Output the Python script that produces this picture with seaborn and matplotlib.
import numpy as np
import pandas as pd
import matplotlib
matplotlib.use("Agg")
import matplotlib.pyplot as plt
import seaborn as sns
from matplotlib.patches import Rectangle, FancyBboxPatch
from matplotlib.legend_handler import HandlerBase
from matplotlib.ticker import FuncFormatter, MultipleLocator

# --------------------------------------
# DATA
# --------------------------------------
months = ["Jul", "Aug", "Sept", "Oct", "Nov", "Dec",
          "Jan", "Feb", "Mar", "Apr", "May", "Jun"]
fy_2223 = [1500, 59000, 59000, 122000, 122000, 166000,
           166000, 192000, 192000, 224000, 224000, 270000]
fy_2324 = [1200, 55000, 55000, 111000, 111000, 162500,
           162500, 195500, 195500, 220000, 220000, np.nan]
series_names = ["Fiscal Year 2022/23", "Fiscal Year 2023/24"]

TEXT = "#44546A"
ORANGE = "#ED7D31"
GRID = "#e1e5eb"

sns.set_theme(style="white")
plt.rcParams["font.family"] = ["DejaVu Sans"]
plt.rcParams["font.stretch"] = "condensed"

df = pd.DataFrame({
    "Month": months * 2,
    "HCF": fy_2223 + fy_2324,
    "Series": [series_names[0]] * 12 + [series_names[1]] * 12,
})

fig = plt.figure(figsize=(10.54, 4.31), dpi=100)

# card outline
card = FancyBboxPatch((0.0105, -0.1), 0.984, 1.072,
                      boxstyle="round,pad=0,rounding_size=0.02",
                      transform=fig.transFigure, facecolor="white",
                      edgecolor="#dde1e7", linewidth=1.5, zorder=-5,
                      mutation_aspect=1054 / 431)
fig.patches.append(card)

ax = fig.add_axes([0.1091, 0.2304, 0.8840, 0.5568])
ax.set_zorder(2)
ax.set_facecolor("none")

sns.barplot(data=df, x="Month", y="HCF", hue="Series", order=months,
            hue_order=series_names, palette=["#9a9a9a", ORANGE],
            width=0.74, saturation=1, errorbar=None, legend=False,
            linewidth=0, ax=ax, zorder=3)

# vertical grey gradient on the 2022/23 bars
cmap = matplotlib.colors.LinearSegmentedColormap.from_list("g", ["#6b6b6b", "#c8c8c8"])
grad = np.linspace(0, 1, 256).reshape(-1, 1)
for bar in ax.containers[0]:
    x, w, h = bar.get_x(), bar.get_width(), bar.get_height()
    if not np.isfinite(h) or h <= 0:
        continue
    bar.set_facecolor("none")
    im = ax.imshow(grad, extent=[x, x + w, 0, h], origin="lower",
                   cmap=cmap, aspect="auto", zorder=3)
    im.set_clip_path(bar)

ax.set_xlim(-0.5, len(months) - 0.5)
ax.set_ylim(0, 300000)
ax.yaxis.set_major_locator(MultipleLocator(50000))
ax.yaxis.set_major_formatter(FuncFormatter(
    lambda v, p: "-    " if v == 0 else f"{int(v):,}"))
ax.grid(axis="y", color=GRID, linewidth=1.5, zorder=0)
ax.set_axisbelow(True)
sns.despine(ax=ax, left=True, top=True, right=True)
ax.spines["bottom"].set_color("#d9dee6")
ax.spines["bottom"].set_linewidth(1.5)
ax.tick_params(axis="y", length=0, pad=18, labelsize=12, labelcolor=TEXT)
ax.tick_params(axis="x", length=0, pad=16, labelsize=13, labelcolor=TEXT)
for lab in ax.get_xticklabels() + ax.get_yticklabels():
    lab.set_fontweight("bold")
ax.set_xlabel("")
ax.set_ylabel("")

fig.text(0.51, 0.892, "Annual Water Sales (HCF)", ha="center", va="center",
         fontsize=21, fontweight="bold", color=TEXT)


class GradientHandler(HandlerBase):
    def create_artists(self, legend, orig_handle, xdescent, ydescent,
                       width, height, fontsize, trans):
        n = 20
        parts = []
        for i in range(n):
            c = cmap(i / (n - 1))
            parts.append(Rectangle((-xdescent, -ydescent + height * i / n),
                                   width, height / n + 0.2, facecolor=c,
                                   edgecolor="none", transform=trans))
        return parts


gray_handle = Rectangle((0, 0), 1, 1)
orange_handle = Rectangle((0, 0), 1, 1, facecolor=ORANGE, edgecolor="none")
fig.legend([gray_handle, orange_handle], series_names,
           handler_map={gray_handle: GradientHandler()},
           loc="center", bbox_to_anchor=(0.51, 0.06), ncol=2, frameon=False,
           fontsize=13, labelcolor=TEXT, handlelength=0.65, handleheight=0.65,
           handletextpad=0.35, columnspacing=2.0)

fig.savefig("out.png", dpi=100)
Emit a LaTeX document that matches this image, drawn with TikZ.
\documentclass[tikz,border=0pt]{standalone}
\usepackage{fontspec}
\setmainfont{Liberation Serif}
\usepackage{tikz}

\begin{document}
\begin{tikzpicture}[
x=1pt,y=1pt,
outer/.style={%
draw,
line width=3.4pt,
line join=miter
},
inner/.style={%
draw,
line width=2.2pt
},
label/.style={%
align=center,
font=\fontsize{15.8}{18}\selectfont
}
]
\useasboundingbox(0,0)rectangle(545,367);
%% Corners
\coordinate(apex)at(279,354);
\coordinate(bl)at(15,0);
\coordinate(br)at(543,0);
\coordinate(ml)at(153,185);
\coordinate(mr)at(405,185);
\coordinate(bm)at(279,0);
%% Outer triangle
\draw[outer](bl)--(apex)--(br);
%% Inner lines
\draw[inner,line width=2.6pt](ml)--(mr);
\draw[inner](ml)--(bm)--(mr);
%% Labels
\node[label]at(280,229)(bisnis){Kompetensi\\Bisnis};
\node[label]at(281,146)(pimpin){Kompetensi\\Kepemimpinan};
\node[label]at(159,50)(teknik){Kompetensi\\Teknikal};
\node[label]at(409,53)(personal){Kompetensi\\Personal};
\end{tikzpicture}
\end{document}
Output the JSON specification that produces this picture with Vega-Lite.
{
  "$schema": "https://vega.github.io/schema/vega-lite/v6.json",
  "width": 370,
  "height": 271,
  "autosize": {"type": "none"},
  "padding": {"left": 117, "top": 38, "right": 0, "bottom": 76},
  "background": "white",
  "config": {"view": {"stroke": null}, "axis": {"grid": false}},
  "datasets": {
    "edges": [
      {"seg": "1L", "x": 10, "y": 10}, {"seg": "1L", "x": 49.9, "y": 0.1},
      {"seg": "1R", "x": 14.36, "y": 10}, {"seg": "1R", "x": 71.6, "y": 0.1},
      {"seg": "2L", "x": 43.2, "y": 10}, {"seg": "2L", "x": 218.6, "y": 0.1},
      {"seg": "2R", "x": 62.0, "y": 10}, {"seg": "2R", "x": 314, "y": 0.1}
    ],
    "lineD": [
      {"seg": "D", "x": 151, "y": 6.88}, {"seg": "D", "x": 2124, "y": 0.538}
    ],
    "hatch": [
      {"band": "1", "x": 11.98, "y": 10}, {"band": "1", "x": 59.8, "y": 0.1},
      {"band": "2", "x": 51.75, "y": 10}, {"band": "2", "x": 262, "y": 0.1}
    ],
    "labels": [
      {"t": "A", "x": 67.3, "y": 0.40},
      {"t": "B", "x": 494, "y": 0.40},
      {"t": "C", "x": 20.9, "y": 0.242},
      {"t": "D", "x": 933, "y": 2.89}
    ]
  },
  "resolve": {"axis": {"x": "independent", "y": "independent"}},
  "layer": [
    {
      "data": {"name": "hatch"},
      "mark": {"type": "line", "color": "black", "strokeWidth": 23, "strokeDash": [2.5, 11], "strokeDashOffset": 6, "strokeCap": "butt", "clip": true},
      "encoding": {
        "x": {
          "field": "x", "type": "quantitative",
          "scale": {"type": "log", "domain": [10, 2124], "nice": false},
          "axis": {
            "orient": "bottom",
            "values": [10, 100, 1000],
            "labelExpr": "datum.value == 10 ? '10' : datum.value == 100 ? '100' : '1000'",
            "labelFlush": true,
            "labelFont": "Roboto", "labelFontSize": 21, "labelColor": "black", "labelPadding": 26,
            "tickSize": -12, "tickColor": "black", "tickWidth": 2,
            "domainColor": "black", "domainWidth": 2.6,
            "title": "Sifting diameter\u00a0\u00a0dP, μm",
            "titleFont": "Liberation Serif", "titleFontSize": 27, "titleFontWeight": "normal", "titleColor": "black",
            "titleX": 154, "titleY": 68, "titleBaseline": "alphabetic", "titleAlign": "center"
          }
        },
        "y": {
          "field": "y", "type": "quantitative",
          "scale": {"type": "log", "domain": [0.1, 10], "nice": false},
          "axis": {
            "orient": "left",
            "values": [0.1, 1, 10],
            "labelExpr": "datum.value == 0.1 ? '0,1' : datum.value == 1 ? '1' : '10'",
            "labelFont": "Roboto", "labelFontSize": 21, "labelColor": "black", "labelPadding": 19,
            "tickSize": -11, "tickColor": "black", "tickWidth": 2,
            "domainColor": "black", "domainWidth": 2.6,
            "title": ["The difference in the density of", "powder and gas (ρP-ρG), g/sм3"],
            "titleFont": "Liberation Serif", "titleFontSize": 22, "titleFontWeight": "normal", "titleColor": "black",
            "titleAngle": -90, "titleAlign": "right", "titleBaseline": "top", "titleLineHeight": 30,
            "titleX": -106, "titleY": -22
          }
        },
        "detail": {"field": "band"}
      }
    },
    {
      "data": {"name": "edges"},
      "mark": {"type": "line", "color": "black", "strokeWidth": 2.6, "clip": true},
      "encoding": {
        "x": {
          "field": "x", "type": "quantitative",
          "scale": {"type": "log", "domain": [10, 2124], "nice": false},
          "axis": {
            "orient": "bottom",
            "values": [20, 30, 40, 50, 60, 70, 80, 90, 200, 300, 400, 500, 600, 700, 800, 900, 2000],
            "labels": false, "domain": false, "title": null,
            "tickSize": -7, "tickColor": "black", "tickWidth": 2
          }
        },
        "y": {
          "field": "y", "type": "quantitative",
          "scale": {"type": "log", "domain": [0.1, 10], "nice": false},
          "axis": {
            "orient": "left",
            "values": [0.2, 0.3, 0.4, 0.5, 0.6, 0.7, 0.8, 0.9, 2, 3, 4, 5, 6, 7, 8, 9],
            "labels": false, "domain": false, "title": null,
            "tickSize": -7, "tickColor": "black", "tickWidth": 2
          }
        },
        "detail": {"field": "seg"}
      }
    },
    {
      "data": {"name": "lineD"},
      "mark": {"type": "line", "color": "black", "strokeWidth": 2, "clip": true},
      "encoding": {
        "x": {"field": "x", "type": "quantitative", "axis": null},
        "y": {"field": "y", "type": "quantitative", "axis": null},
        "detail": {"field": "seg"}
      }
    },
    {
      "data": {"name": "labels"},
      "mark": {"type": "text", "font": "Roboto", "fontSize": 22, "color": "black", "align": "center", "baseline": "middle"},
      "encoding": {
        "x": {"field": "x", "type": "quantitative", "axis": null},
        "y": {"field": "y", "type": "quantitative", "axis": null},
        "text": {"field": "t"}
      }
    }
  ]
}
◇ ◇ ◇ ◇ ◇
Task instructions – Word for word, reproduce the listing above from its start up to and including the line that has "from matplotlib.ticker import". Give only those lines.

The reply –
Output the Python script that produces this picture with seaborn and matplotlib.
import numpy as np
import pandas as pd
import matplotlib
matplotlib.use("Agg")
import matplotlib.pyplot as plt
import seaborn as sns
from matplotlib.patches import Rectangle, FancyBboxPatch
from matplotlib.legend_handler import HandlerBase
from matplotlib.ticker import FuncFormatter, MultipleLocator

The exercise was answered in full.